Copy exactly the lines from the one containing "Generate a Python" through the one containing "from matplotlib.lines import Line2D", both included, and leave out any pictures.

| Record excerpts |
━━━━━━

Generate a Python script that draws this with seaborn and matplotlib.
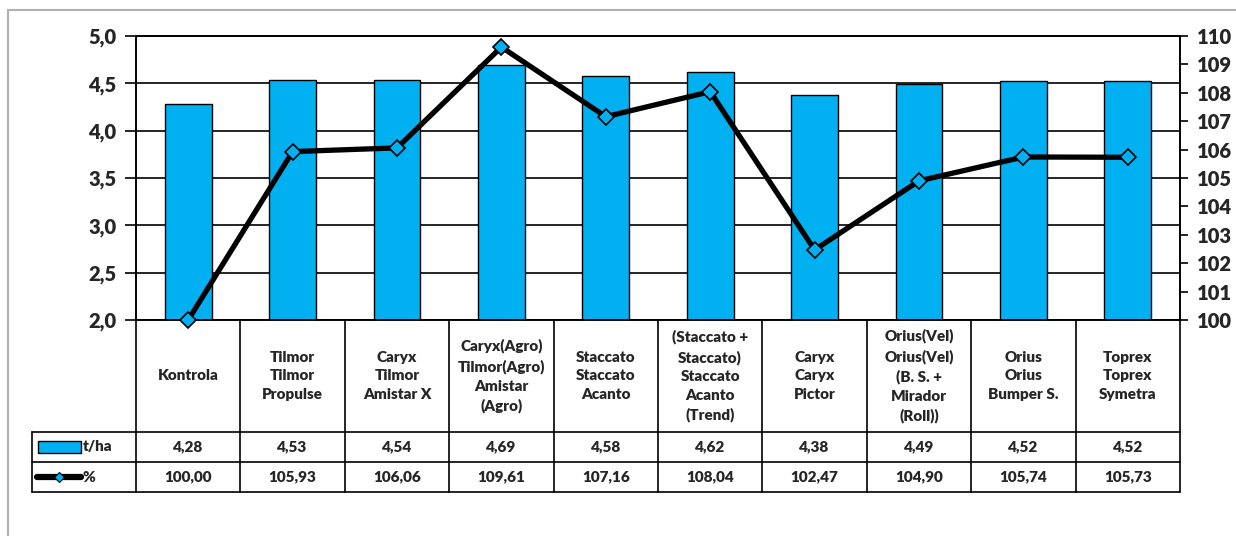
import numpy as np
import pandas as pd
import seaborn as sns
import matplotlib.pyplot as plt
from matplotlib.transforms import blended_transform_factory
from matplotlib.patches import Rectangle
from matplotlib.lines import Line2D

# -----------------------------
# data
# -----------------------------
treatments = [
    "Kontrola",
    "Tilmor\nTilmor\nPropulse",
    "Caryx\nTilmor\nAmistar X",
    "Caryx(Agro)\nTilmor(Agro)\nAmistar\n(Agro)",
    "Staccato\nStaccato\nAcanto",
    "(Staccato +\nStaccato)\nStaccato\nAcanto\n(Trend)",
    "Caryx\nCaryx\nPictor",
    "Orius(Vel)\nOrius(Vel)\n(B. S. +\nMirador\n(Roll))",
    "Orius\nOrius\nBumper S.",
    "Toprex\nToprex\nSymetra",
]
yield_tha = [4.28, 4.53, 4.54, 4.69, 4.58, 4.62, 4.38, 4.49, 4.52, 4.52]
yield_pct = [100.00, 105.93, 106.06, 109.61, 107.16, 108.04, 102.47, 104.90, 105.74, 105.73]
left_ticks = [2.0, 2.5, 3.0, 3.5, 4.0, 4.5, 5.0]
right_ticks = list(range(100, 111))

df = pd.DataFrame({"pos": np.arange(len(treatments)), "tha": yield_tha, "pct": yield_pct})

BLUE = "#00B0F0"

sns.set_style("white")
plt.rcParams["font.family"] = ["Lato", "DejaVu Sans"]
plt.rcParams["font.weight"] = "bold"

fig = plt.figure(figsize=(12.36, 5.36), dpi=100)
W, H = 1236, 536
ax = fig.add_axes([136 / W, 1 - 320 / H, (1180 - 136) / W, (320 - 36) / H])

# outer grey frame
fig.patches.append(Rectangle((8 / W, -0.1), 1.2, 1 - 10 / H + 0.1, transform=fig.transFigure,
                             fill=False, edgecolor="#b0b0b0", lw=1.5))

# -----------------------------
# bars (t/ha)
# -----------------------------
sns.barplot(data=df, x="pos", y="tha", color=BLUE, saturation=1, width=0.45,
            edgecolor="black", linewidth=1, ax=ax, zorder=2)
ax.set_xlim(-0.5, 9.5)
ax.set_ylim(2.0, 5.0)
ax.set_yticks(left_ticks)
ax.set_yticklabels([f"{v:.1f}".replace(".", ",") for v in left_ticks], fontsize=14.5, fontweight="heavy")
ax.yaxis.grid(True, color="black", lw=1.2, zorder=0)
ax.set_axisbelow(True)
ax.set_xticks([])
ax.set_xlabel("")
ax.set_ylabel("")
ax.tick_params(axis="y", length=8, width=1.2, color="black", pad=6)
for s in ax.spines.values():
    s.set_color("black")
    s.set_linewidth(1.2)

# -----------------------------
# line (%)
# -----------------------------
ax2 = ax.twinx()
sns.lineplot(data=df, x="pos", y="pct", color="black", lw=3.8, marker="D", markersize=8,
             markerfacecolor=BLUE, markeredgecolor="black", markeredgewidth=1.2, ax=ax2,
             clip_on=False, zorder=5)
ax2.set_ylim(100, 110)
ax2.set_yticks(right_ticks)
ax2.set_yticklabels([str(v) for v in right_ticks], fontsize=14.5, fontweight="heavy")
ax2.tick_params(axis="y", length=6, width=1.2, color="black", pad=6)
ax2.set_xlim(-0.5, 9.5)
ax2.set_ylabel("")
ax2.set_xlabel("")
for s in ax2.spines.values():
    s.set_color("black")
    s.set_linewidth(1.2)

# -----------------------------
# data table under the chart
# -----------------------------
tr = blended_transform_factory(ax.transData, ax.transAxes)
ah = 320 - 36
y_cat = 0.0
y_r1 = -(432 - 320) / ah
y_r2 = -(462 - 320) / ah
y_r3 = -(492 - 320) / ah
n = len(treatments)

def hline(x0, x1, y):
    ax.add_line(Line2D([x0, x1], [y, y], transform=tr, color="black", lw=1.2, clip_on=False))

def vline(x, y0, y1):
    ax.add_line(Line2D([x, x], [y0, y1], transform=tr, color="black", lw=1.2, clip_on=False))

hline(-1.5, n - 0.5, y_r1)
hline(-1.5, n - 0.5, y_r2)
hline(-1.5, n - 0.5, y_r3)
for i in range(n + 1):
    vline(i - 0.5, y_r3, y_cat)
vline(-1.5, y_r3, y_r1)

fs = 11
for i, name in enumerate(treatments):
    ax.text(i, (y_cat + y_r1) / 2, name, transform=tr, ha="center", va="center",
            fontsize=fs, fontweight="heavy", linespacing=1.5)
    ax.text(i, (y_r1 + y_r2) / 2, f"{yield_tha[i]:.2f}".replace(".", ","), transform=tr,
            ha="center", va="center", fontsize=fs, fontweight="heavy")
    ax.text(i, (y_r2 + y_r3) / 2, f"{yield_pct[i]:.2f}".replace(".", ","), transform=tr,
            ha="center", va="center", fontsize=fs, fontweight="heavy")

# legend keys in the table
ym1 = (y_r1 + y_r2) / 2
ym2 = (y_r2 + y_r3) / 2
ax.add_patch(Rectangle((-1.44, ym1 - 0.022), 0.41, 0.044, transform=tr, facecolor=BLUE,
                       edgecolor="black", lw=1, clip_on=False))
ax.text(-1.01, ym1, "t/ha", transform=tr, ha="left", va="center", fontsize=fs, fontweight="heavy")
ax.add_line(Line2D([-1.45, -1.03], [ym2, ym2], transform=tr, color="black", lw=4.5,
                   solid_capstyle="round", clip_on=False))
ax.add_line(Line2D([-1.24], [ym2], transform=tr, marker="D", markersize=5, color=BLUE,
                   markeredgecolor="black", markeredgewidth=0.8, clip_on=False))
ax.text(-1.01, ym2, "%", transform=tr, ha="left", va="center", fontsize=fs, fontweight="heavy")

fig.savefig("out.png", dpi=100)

━━━━━━

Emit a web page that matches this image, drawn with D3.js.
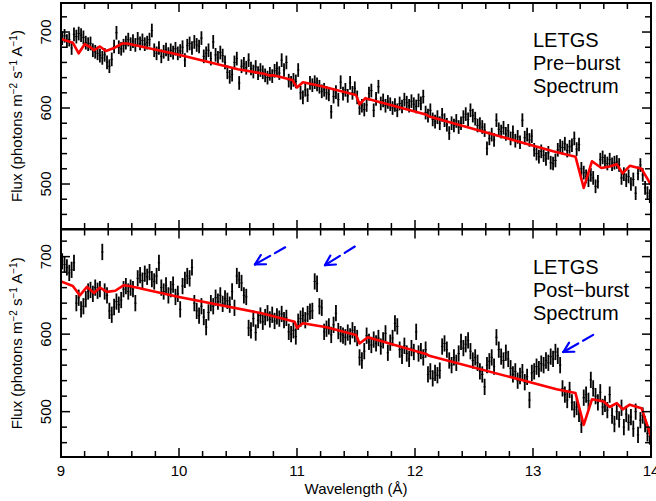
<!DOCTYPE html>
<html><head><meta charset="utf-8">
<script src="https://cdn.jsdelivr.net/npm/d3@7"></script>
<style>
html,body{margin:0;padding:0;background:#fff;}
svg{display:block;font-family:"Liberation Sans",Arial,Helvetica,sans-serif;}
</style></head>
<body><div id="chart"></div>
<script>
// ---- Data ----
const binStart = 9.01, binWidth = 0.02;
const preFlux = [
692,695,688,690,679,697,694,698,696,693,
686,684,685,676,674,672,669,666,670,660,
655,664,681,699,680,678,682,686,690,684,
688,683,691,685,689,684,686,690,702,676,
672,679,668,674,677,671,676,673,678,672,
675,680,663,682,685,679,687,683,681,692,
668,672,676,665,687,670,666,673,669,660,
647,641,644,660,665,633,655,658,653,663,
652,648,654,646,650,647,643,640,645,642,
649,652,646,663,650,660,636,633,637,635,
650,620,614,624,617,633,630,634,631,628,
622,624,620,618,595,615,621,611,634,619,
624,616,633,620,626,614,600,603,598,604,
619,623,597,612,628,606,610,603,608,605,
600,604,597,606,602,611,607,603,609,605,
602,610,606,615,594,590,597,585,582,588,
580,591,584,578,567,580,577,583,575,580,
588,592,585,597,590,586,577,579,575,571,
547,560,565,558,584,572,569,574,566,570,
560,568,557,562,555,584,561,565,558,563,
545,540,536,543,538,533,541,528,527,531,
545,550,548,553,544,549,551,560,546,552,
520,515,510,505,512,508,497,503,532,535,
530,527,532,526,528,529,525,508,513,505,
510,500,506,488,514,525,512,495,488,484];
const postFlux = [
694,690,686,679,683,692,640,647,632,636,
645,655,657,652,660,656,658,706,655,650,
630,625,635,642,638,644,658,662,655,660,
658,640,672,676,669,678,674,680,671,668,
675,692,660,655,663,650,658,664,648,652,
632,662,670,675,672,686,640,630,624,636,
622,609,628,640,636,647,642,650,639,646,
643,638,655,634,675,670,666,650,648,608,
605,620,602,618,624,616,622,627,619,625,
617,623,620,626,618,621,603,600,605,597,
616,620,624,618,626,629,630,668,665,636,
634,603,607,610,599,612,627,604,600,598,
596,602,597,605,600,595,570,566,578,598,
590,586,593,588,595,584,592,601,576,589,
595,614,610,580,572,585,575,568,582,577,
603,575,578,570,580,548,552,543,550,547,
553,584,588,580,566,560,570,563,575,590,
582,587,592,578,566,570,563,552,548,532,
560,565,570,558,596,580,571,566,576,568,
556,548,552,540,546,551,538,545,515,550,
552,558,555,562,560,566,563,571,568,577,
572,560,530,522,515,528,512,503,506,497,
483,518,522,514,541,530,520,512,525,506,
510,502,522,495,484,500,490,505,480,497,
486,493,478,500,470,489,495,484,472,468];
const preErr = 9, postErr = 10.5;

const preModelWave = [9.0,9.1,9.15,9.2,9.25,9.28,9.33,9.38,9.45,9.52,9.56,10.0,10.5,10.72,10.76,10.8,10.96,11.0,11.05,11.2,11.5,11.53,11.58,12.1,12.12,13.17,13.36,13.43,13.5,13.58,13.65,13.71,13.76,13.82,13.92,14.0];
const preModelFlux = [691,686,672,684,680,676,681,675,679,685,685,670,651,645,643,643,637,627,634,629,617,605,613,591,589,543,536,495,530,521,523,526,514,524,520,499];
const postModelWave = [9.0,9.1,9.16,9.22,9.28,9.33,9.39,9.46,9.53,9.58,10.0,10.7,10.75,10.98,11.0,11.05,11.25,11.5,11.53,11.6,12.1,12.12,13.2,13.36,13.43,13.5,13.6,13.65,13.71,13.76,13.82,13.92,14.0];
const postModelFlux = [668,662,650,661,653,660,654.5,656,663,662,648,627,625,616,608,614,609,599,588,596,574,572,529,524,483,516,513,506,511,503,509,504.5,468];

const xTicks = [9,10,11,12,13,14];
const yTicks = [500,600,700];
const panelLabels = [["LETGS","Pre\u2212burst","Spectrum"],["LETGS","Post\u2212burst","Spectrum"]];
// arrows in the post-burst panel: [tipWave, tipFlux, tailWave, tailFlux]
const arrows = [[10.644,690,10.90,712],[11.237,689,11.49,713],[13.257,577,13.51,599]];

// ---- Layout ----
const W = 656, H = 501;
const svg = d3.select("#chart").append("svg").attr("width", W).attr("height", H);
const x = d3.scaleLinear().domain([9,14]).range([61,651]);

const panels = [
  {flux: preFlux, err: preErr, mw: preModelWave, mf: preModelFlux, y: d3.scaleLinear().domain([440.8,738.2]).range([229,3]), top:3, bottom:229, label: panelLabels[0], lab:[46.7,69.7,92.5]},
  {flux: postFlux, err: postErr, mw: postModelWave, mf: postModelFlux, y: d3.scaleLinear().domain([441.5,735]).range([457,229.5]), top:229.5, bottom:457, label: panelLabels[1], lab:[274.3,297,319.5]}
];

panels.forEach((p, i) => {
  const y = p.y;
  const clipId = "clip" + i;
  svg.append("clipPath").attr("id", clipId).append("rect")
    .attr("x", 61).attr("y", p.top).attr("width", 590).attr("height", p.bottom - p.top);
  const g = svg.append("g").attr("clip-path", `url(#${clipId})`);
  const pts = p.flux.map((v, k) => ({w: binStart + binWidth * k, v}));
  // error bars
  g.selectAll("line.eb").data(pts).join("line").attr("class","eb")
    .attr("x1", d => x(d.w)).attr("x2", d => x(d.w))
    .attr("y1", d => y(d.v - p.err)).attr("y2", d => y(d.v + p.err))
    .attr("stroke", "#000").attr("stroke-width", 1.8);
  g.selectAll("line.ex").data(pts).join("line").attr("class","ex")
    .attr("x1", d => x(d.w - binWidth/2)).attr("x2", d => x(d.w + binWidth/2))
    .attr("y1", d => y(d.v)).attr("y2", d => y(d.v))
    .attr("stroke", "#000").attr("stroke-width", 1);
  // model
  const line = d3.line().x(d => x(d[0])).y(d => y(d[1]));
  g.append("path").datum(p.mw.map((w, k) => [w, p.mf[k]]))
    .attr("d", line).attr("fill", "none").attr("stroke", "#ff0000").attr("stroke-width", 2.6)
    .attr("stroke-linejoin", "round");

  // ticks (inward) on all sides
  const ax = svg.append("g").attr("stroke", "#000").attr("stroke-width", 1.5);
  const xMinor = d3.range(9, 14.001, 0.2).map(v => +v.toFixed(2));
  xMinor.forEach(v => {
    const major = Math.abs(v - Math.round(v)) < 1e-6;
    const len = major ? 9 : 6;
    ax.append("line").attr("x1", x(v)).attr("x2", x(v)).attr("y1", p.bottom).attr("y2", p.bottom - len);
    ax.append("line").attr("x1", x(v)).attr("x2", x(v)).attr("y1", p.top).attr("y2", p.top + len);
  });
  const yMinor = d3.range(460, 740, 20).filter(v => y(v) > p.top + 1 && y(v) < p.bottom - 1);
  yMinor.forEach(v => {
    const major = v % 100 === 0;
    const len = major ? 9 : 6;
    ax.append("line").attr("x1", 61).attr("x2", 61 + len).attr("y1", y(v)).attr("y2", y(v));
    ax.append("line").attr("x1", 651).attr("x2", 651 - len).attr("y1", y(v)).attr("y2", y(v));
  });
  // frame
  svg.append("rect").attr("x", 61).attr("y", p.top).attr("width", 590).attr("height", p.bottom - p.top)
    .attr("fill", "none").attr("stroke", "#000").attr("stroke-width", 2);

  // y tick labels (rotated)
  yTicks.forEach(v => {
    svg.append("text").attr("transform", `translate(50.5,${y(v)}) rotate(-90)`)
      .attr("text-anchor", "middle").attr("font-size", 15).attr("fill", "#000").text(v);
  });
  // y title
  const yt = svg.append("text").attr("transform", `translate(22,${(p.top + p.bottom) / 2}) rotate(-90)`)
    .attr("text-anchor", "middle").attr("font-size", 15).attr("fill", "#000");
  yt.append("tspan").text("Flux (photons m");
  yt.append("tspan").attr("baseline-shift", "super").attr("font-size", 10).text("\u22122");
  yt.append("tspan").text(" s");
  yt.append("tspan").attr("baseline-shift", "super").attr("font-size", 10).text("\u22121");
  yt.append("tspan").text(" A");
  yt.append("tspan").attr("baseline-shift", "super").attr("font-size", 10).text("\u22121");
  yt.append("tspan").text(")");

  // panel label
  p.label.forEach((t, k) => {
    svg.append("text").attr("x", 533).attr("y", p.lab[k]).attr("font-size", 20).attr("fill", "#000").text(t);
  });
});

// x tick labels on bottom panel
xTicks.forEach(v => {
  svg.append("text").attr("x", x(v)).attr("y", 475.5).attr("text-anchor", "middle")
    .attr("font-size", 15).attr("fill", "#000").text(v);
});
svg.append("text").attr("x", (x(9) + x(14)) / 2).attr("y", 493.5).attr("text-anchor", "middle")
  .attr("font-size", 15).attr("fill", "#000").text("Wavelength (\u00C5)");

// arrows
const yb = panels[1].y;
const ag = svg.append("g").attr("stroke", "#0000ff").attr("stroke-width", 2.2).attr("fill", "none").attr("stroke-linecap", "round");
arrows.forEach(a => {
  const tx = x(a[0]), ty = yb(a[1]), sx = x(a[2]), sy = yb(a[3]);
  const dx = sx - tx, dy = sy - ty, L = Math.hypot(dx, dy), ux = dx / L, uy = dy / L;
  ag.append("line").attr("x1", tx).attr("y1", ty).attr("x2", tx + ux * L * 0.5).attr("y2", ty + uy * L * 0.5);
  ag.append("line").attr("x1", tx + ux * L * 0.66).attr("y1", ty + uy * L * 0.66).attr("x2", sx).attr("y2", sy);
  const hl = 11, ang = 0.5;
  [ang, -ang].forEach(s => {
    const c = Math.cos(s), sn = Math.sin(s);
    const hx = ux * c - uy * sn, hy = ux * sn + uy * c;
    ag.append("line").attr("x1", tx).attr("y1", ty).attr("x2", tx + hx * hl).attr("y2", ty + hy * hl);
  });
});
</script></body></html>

━━━━━━

| Result for this exercise |
Generate a Python script that draws this with seaborn and matplotlib.
import numpy as np
import pandas as pd
import seaborn as sns
import matplotlib.pyplot as plt
from matplotlib.transforms import blended_transform_factory
from matplotlib.patches import Rectangle
from matplotlib.lines import Line2D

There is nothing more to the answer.